* Exercise instructions
Find the lines that contain the word "this" and copy each one.

* Given records
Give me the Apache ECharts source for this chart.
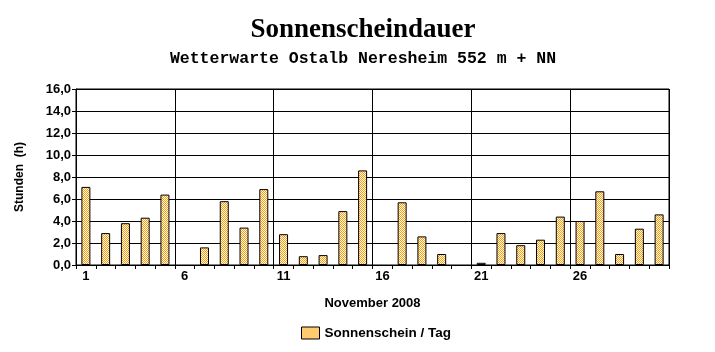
<!DOCTYPE html>
<html>
<head>
<meta charset="utf-8">
<script src="https://cdn.jsdelivr.net/npm/echarts@6/dist/echarts.min.js"></script>
<style>
html,body{margin:0;padding:0;background:#fff;}
#chart{width:715px;height:352px;}
</style>
</head>
<body>
<div id="chart"></div>
<script>
var days = [];
for (var d = 1; d <= 30; d++) days.push(String(d));
var sunshineHours = [7.1, 2.9, 3.8, 4.3, 6.4, 0, 1.6, 5.8, 3.4, 6.9,
                     2.8, 0.8, 0.9, 4.9, 8.6, 0, 5.7, 2.6, 1.0, 0,
                     0.2, 2.9, 1.8, 2.3, 4.4, 4.0, 6.7, 1.0, 3.3, 4.6];
var titleText = 'Sonnenscheindauer';
var subtitleText = 'Wetterwarte Ostalb Neresheim 552 m + NN';
var seriesName = 'Sonnenschein / Tag';
var xAxisName = 'November 2008';
var yAxisName = 'Stunden  (h)';

function makePattern() {
  var pc = document.createElement('canvas');
  pc.width = 2; pc.height = 2;
  var ctx = pc.getContext('2d');
  ctx.fillStyle = '#FFFFFF'; ctx.fillRect(0,0,2,2);
  ctx.fillStyle = '#FF9C00'; ctx.fillRect(0,0,1,1); ctx.fillRect(1,1,1,1);
  return {image: pc, repeat: 'repeat'};
}

var barData = sunshineHours.map(function (v) { return v === 0 ? '-' : v; });

var chart = echarts.init(document.getElementById('chart'), null, {renderer: 'canvas'});
chart.setOption({
  animation: false,
  backgroundColor: '#fff',
  title: [{
    text: titleText,
    left: 358, top: 12, textAlign: 'center',
    textStyle: {fontFamily: 'Liberation Serif', fontWeight: 'bold', fontSize: 27, color: '#000'}
  }, {
    text: subtitleText,
    left: 358, top: 45, textAlign: 'center',
    textStyle: {fontFamily: 'Liberation Mono', fontWeight: 'bold', fontSize: 16.5, color: '#000'}
  }],
  legend: {
    data: [{name: seriesName, icon: 'rect', itemStyle: {color: '#FFCA70', borderColor: '#000', borderWidth: 1}}],
    left: 296, top: 321,
    itemWidth: 18, itemHeight: 12, itemGap: 6,
    textStyle: {fontFamily: 'Liberation Sans', fontWeight: 'bold', fontSize: 13.5, color: '#000'}
  },
  grid: {left: 76, right: 46, top: 89, bottom: 87, show: true, borderColor: '#000', borderWidth: 1},
  xAxis: {
    type: 'category',
    data: days,
    boundaryGap: true,
    name: xAxisName,
    nameLocation: 'middle',
    nameGap: 32,
    nameTextStyle: {fontFamily: 'Liberation Sans', fontWeight: 'bold', fontSize: 13, color: '#000'},
    axisLine: {lineStyle: {color: '#000', width: 1}},
    axisTick: {show: true, interval: 0, length: 4, lineStyle: {color: '#000'}},
    axisLabel: {interval: 4, fontFamily: 'Liberation Sans', fontWeight: 'bold', fontSize: 13, color: '#000', margin: 5},
    splitLine: {show: true, interval: 4, lineStyle: {color: '#000', width: 1}}
  },
  yAxis: {
    type: 'value',
    min: 0, max: 16, interval: 2,
    name: yAxisName,
    nameLocation: 'middle',
    nameGap: 50,
    nameTextStyle: {fontFamily: 'Liberation Sans', fontWeight: 'bold', fontSize: 12, color: '#000'},
    axisLine: {show: true, lineStyle: {color: '#000', width: 1}},
    axisTick: {show: true, length: 4, lineStyle: {color: '#000'}},
    axisLabel: {
      fontFamily: 'Liberation Sans', fontWeight: 'bold', fontSize: 13, color: '#000', margin: 5,
      formatter: function (v) { return v.toFixed(1).replace('.', ','); }
    },
    splitLine: {show: true, lineStyle: {color: '#000', width: 1}}
  },
  series: [{
    name: seriesName,
    type: 'bar',
    data: barData,
    barWidth: 9,
    itemStyle: {color: makePattern(), borderColor: '#000', borderWidth: 1}
  }]
});
</script>
</body>
</html>
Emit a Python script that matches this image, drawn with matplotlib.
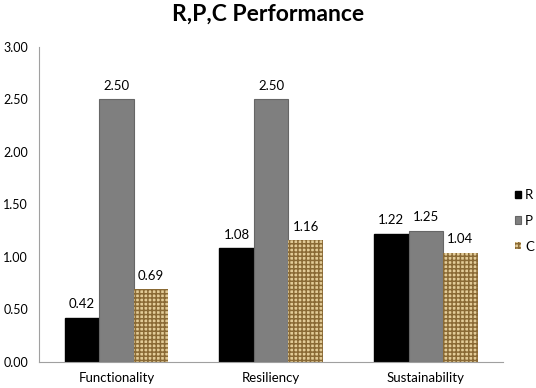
import matplotlib
matplotlib.use("Agg")
import matplotlib.pyplot as plt
import numpy as np

categories = ["Functionality", "Resiliency", "Sustainability"]
series_names = ["R", "P", "C"]
R = [0.42, 1.08, 1.22]
P = [2.50, 2.50, 1.25]
C = [0.69, 1.16, 1.04]
yticks = [0.0, 0.5, 1.0, 1.5, 2.0, 2.5, 3.0]

plt.rcParams['font.family'] = ['Lato', 'DejaVu Sans']
plt.rcParams['hatch.linewidth'] = 1.1

fig = plt.figure(figsize=(5.36, 3.88), dpi=100)
ax = fig.add_axes([0.0728, 0.067, 0.866, 0.813])

x = np.arange(len(categories))
w = 0.223
styles = [
    dict(color="black", edgecolor="black"),
    dict(color="#7f7f7f", edgecolor="#666666", linewidth=0.8),
    dict(facecolor="#e3cc98", edgecolor="#8a6a35", hatch="++++", linewidth=0),
]
for i, (vals, name, st) in enumerate(zip([R, P, C], series_names, styles)):
    bars = ax.bar(x + (i - 1) * w, vals, w, label=name, **st)
    for b, v in zip(bars, vals):
        ax.text(b.get_x() + b.get_width() / 2, v + 0.07, f"{v:.2f}",
                ha="center", va="bottom", fontsize=9.5)

ax.set_xlim(-0.5, 2.5)
ax.set_ylim(0, 3.0)
ax.set_yticks(yticks)
ax.set_yticklabels([f"{t:.2f}" for t in yticks], fontsize=9)
ax.set_xticks(x)
ax.set_xticklabels(categories, fontsize=9.5)
ax.tick_params(axis='both', length=0, pad=7)
ax.tick_params(axis='y', pad=8)
for s in ["top", "right"]:
    ax.spines[s].set_visible(False)
for s in ["left", "bottom"]:
    ax.spines[s].set_color("#a0a0a0")

fig.text(0.5, 0.964, "R,P,C Performance", ha="center", va="center",
         fontsize=16.5, fontweight="bold")

ax.legend(loc="center left", bbox_to_anchor=(1.026, 0.448), frameon=False,
          borderaxespad=0, borderpad=0, fontsize=9.5, handlelength=0.45,
          handleheight=0.45, handletextpad=0.3, labelspacing=1.05)

fig.savefig("out.png", dpi=100)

* Solved problem
Give me the Apache ECharts source for this chart.
Emit a Python script that matches this image, drawn with matplotlib.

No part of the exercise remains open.